I met a six-year-old who had been asked to leave his school before the year was up. On his first day, he began shouting during a story and then threw a chair when asked to do work. He would get up at different points of the day, walk over to the door, and keep turning back to see who was watching. If you called him back, he would leave out without a word. If you said nothing, he would still leave, but upset.
The first time I saw the behaviours, I immediately told him to stop. No narration, no question, no negotiation, I told him to stop. He huffed and puffed and he did. I complimented him repeatedly and gave him a hug and told him how proud I was. Soon after, we were back again, albeit it with less huffs and puffs. Months of this song and dance, until we would eventually go hours and then days without incident. Most of the time. Some of the time.
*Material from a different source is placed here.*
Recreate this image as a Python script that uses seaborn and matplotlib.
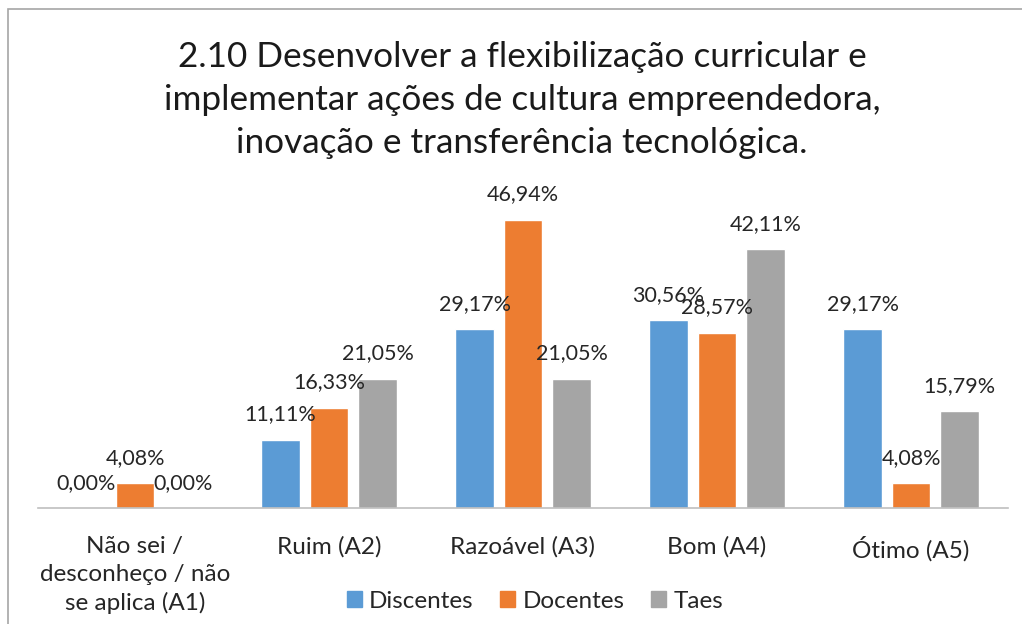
import pandas as pd
import numpy as np
import matplotlib.pyplot as plt
import seaborn as sns
from matplotlib.patches import Rectangle

categorias = ['Não sei /\ndesconheço / não\nse aplica (A1)', 'Ruim (A2)',
              'Razoável (A3)', 'Bom (A4)', 'Ótimo (A5)']
grupos = ['Discentes', 'Docentes', 'Taes']
discentes = [0.00, 11.11, 29.17, 30.56, 29.17]
docentes = [4.08, 16.33, 46.94, 28.57, 4.08]
taes = [0.00, 21.05, 21.05, 42.11, 15.79]
cores = ['#5B9BD5', '#ED7D31', '#A5A5A5']

df = pd.DataFrame({'Categoria': categorias * 3,
                   'Grupo': np.repeat(grupos, len(categorias)),
                   'Valor': discentes + docentes + taes})

sns.set_style('white')
plt.rcParams['font.family'] = ['Lato', 'DejaVu Sans']

fig = plt.figure(figsize=(10.22, 6.24), dpi=100)
ax = fig.add_axes([38 / 1022, 116 / 624, 970 / 1022, 318 / 624])

sns.barplot(data=df, x='Categoria', y='Valor', hue='Grupo', palette=cores,
            saturation=1, width=0.75, gap=0.2, ax=ax, legend=False)

for cont, vals in zip(ax.containers, [discentes, docentes, taes]):
    ax.bar_label(cont, labels=[f'{v:.2f}%'.replace('.', ',') for v in vals],
                 padding=11, fontsize=15.5, color='#262626')

ax.set_ylim(0, 51.8)
ax.set_xlim(-0.5, 4.5)
ax.set_xlabel('')
ax.set_ylabel('')
ax.set_yticks([])
ax.tick_params(axis='x', length=0, pad=20, labelsize=17.5, labelcolor='#262626')
for t in ax.get_xticklabels():
    t.set_linespacing(1.4)
    t.set_va('top')
for s in ['top', 'right', 'left']:
    ax.spines[s].set_visible(False)
ax.spines['bottom'].set_color('#BFBFBF')
ax.spines['bottom'].set_linewidth(1.2)

fig.text(522 / 1022, 1 - 41 / 624,
         '2.10 Desenvolver a flexibilização curricular e\n'
         'implementar ações de cultura empreendedora,\n'
         'inovação e transferência tecnológica.',
         ha='center', va='top', fontsize=25.3, color='#1a1a1a', linespacing=1.43)

handles = [Rectangle((0, 0), 1, 1, color=c) for c in cores]
fig.legend(handles, grupos, loc='center', bbox_to_anchor=(535 / 1022, 1 - 601 / 624),
           ncol=3, frameon=False, fontsize=17.5, handlelength=0.62, handleheight=0.62,
           handletextpad=0.3, columnspacing=1.1, labelcolor='#262626')

fig.add_artist(Rectangle((8 / 1022, -0.1), 1.2, 1 - 9 / 624 + 0.1, transform=fig.transFigure,
                         fill=False, edgecolor='#A6A6A6', linewidth=1.2))

fig.savefig('out.png', dpi=100)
School discipline is hard because it feels like we’re always doing it wrong. There is always more we could do and less we should have done. We should have responded earlier or we tried a restorative approach too late. But learning in public, trying to do better, and articulating to our students how we are struggling and inviting them to be a part of finding solutions is how we can start. Seeing myself grow from the examples set before me, I want to make sure that I am doing my best to keep all of my students safe. My best might not always be right, but it gets better every time. My students do too.